What does Baume & Mercier or any luxury maker have to do differently when pitching to Asia clients?
In Asia, it is very important to understand who is who because it is linked to their culture and history and you cannot impose Versailles- or U.S.-style of selling to Asia, because you are fighting against a culture.
You need to understand the differences and take them into account, be agile enough to understand what you stand for, the service of your Maison and decide how much culture are you are willing and capable to integrate into your own way.
«Increasing trend in Asia towards buying what you believe is right for you»

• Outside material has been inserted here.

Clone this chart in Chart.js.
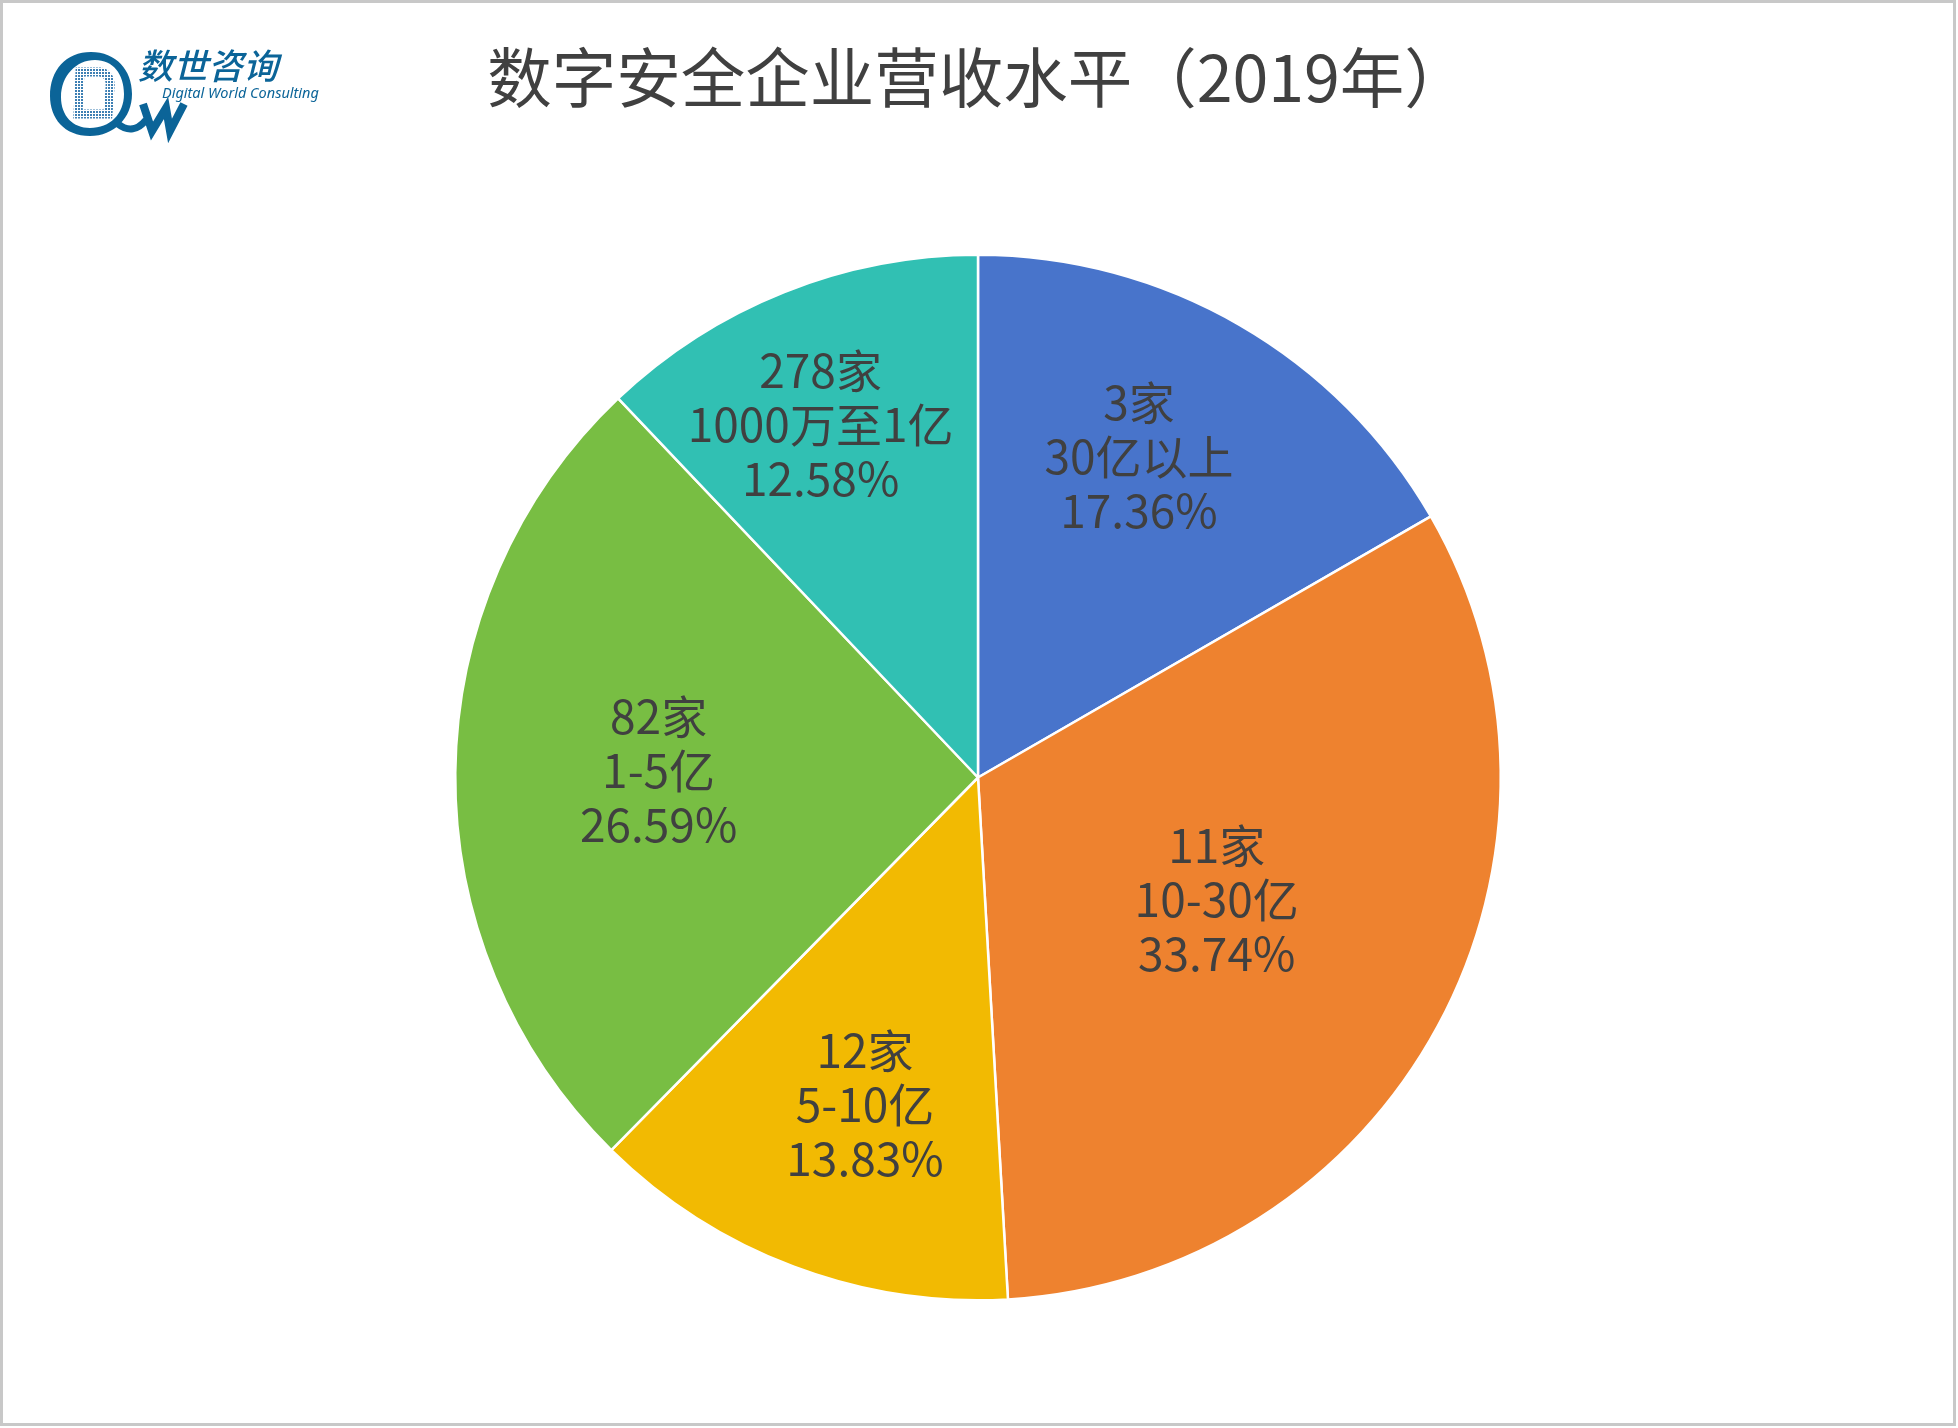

Asian clients generally like more reassurance, the brands need to be known so brand awareness is very important. In many cases they give a lot of importance to the opinion of their peers, but there is an increasing trend in Asia towards buying what you believe is right for you, but the eyes of your first circle still remain important.
How are you dealing with the weakness in China?
It’s tough as in many industries, but every situation offers chances too and China is actually a nice opportunity for us in terms of our price positioning. Customers definitely don’t buy watches to tell the time: it’s more about status and an element of style. Our claim is that life is about moments, and in a short-term world cycle, your watch is key to becoming your memory-keeper.
«Maybe only you will understand the significance of your luxury good»
Every watch has this role to give this important dimension that maybe only you will understand. We still see opportunities because people still celebrate, even in tough times.
Of course it is harder and people are more price-sensitive, but if you provide more empathy and better service, clients will say «they are worth my money,» but you have to do it in a very authentic way.
With stations at Cartier, IWC and L'Oreal, Alain Zimmermann is a veteran of the luxury goods industry. He also spent three years in private banking, spearheading Julius Baer's marketing efforts until 2009. The native Frenchman who studied in France and Germany has run Baume & Mercier, a Geneva-based luxury watchmaker, for the past seven years.
At $4,000 to $5,000 for a Baume & Mercier watch, they are generally considered to be a gateway product to the wider luxury industry. The watchmaker is part of Swiss luxury goods group Richemont, which also owns Vacheron Constantin, A. Lange & Soehne, IWC Schaffhausen, Jaeger-LeCoultre, and Chloe among others, as well as 50 percent of online luxury fashion retailer Net-A-Porter.